OK so by now you know that I photograph Silver Beavers. (Scouting Council Awards given to top Scouters in each Council of the Boy Scouts of America.) Anyway last night I had 7 scheduled to meet me at an LDS church in Spanish Fork, Utah and I did my usual waiting game. However last night was a little bit different. When I arrived I was sitting there thinking about blog material and well there just wasn't anything to photograph. There was major construction going on in the street next to the church and there were several large trees around the church that were dug up and laying in heaps of limbs and dying leaves but this just didn't seem like things I wanted to photograph. As I was sitting there looking at three trees with big red x's on their trunks and thinking about the fact that those were apparently going to be on the chopping block so to speak in the next few days I was a little bit taken back into thoughts of when they were possibly planted and how long they had possibly been growing there near that church. They had most likely been there almost as long as the church and they were probably pretty small when planted. Then I was looking across at the construction and there near the parked cars in the church parking lot was a tree with the branches kind of wrapping around as though to comfort each other in the terrible loss of the other trees that were there possibly many years before even they were. Here below is the image of what I saw.
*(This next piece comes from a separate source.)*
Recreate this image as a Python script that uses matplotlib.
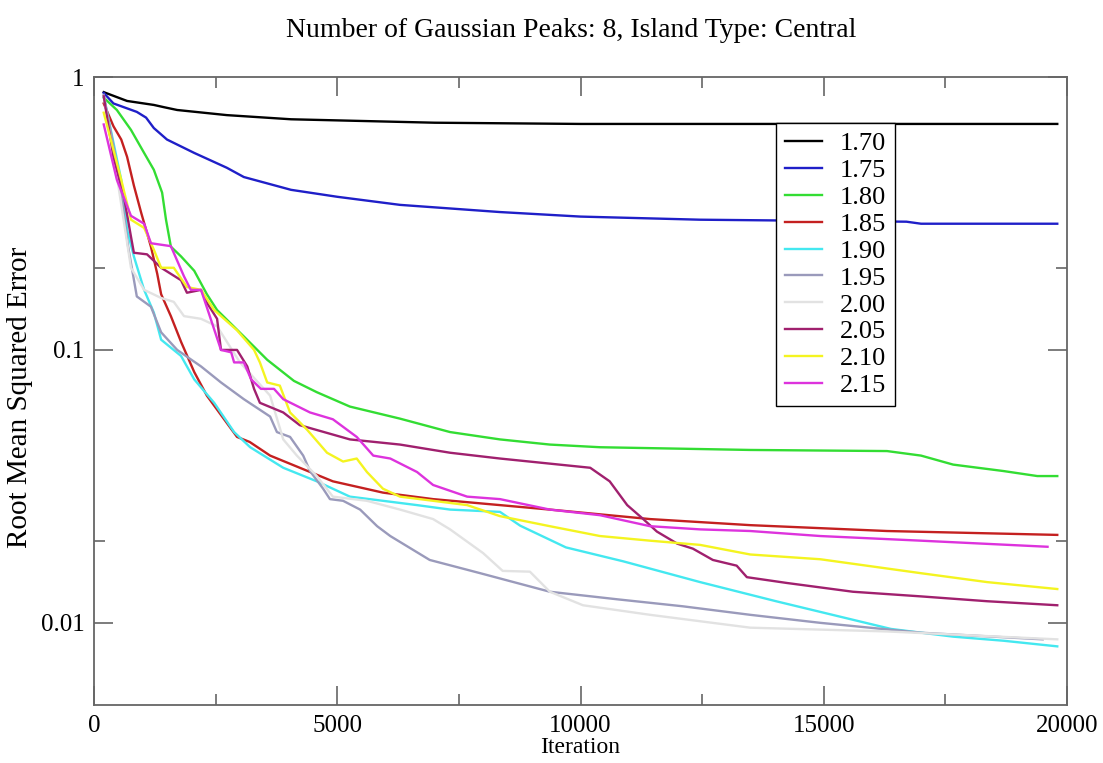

Then it hit me and I looked closer at the trees I could see from the chair on the lawn where I was sitting and I suddenly realized that there was some real beauty in the branches of the trees so I took the following images while sitting in one spot surrounded on three sides by these magnificent old trees, at least two of which will not be there in a few short days. Sometimes progress is not progress when you consider things that have stood the test of time and weathered through some tough storms and seen some heavy snow falls collect on their branches. Maybe this is just one way to preserve a little memory of them.
And here again I will leave up to you, the viewer, to see what beauty may come to you from these images and then ask you to look closely at trees around where you live and find in them the beauty that they have to share as well. You might even want to photograph them.